= Joseph Bayma =

Italian mathematician

Joseph Bayma (November, 1816 in Piedmont, Kingdom of Sardinia - February 7, 1892, in Santa Clara, California) was a mathematician, philosopher, and scientist. He is known for work relating to stereochemistry and mathematics.

== Life ==

He entered the Society of Jesus on February 5, 1832. He was in charge of the episcopal seminary of Bertinoro when political troubles in 1860 led to his move to England. At Stonyhurst College he took up philosophy and taught it for some seven years. This led to his producing three volumes of "Realis Philosophia." These were for private presses, and the volumes are not reliable as evidence of his mature opinions. In 1868, he left England for California. He believed technology could be abused but could improve society.

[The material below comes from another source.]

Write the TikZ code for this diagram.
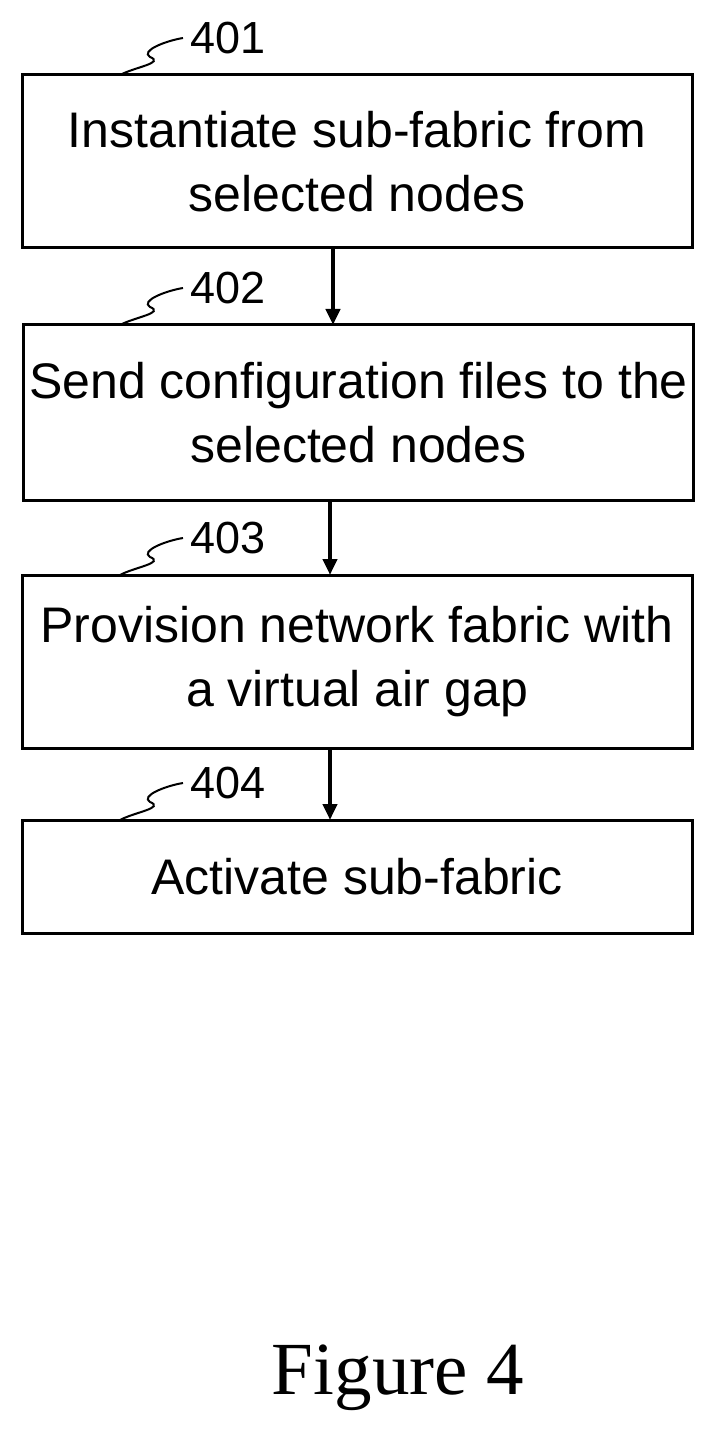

In California, he would be Rector of Saint Ignatius' College, San Francisco, for three years, and he is listed as a past president of the University of San Francisco. He resided in Santa Clara, teaching elementary mathematics there. He would work in Santa Clara until his death.

== Works ==

Bayma published a number of elementary works on mathematics:
- "Algebra" (1890),
- "Geometry" (1895)
- "Analytical Geometry" (1887)
- "Plane and Spherical Trigonometry" (1886)
- "Infinitesimal Calculus" (1889)

His other published works are:
- "Molecular Mechanics" (Cambridge, 1866)
- "The Love of Religious Perfection", originally in Italian, in the style of "The Imitation of Christ" (published in English, Dublin, 1863)
- articles in "The Catholic World", XVII–XXI (1873–75), the best printed account of his philosophy
- two articles in the "Am. Cath. Q. Rev.", II (1877)
- "A Discussion with an Infidel", being a review of Büchner's "Force and Matter" (New York, London, and Leamington, 1901).

At Bayma's death, he left behind, in manuscript, an elaborate new edition of the "Realis Philosophia", which never saw the light.

To posterity, he must be known for his "Molecular Mechanics", a metaphysical and mathematical work treating the constitution of matter. With Roger Joseph Boscovich, Bayma reduces all matter to unextended points, centres of force acting in the inverse square of the distance, thus acting upon one another, but of course not touching, for Bayma abhorred continuous matter and upheld actio in distans. These points were bound up into molecules, and molecules into bodies. Boscovich made his points, or elements, attractive at molar distances and repulsive at molecular distances. Bayma divides elements into attractive and repulsive, the former always attracting and the latter always repelling; the attractive elements preponderating in the nucleus of the molecule, the repulsive in the envelope. The work drew attention at Cambridge, and at Trinity College, Dublin. The author was advised to test his theories through ten years of experiments in chemistry and electricity. This did not occur in reality due to his death.